• **Written exercise**
Exactly retype the lines of the material from its first line to the line with "d => color(d.key));", including both.

• **Data provided**
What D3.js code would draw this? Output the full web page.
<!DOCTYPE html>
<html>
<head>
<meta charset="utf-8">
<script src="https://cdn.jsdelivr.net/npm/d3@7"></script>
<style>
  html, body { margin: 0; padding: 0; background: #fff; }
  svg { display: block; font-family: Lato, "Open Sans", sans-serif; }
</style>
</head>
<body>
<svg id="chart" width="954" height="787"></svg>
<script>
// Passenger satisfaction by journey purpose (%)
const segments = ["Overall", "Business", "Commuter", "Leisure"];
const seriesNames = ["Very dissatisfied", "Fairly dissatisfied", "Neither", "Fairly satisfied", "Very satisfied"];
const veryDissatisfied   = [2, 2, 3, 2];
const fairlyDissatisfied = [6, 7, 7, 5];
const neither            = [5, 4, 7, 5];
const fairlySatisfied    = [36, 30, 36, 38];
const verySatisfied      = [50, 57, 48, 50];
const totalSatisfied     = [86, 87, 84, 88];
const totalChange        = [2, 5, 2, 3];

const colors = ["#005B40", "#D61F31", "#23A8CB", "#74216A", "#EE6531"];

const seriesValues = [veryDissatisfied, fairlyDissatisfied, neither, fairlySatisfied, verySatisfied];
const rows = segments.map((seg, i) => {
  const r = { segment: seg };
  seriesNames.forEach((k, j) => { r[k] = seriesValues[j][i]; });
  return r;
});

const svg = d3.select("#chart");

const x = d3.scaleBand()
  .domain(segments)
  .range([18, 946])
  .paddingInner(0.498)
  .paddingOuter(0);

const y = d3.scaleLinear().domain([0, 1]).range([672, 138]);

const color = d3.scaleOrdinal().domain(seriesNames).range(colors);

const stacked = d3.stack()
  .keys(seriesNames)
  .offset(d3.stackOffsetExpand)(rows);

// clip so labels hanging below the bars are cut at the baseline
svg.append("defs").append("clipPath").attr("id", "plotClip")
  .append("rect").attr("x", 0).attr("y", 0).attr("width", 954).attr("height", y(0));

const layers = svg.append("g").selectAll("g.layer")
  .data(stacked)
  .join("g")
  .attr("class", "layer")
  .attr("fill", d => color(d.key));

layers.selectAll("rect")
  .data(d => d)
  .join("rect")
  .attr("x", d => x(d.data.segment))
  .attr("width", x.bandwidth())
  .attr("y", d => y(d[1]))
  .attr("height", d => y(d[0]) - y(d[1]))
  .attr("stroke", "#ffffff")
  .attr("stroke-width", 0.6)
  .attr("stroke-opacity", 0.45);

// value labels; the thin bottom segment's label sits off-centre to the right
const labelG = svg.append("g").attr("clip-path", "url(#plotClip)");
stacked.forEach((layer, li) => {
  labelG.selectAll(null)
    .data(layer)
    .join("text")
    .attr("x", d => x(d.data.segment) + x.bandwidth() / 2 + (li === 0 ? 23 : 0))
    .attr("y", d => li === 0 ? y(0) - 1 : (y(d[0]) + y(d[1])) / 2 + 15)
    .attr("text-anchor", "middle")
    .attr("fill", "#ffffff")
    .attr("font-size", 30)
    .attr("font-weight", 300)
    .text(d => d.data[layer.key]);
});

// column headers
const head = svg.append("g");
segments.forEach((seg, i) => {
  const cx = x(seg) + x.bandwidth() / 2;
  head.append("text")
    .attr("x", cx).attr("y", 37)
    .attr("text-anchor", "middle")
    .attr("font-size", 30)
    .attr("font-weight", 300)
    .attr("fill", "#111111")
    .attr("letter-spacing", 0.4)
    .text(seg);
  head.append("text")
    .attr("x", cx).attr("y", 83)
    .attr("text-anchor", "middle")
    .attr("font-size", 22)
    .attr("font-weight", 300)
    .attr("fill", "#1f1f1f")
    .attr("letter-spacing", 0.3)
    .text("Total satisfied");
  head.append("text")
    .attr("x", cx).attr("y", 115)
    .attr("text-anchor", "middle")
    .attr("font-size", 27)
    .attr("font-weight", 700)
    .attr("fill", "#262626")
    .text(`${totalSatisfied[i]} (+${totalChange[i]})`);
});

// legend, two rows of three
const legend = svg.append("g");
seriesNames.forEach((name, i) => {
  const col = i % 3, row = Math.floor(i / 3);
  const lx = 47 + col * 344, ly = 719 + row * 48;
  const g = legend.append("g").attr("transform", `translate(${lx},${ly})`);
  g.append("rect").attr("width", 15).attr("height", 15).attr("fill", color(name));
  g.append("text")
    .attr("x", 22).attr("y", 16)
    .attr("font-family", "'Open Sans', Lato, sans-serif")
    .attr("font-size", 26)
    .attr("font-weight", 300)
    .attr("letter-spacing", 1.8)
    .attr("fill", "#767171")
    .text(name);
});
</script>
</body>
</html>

• **Solution to the problem**
What D3.js code would draw this? Output the full web page.
<!DOCTYPE html>
<html>
<head>
<meta charset="utf-8">
<script src="https://cdn.jsdelivr.net/npm/d3@7"></script>
<style>
  html, body { margin: 0; padding: 0; background: #fff; }
  svg { display: block; font-family: Lato, "Open Sans", sans-serif; }
</style>
</head>
<body>
<svg id="chart" width="954" height="787"></svg>
<script>
// Passenger satisfaction by journey purpose (%)
const segments = ["Overall", "Business", "Commuter", "Leisure"];
const seriesNames = ["Very dissatisfied", "Fairly dissatisfied", "Neither", "Fairly satisfied", "Very satisfied"];
const veryDissatisfied   = [2, 2, 3, 2];
const fairlyDissatisfied = [6, 7, 7, 5];
const neither            = [5, 4, 7, 5];
const fairlySatisfied    = [36, 30, 36, 38];
const verySatisfied      = [50, 57, 48, 50];
const totalSatisfied     = [86, 87, 84, 88];
const totalChange        = [2, 5, 2, 3];

const colors = ["#005B40", "#D61F31", "#23A8CB", "#74216A", "#EE6531"];

const seriesValues = [veryDissatisfied, fairlyDissatisfied, neither, fairlySatisfied, verySatisfied];
const rows = segments.map((seg, i) => {
  const r = { segment: seg };
  seriesNames.forEach((k, j) => { r[k] = seriesValues[j][i]; });
  return r;
});

const svg = d3.select("#chart");

const x = d3.scaleBand()
  .domain(segments)
  .range([18, 946])
  .paddingInner(0.498)
  .paddingOuter(0);

const y = d3.scaleLinear().domain([0, 1]).range([672, 138]);

const color = d3.scaleOrdinal().domain(seriesNames).range(colors);

const stacked = d3.stack()
  .keys(seriesNames)
  .offset(d3.stackOffsetExpand)(rows);

// clip so labels hanging below the bars are cut at the baseline
svg.append("defs").append("clipPath").attr("id", "plotClip")
  .append("rect").attr("x", 0).attr("y", 0).attr("width", 954).attr("height", y(0));

const layers = svg.append("g").selectAll("g.layer")
  .data(stacked)
  .join("g")
  .attr("class", "layer")
  .attr("fill", d => color(d.key));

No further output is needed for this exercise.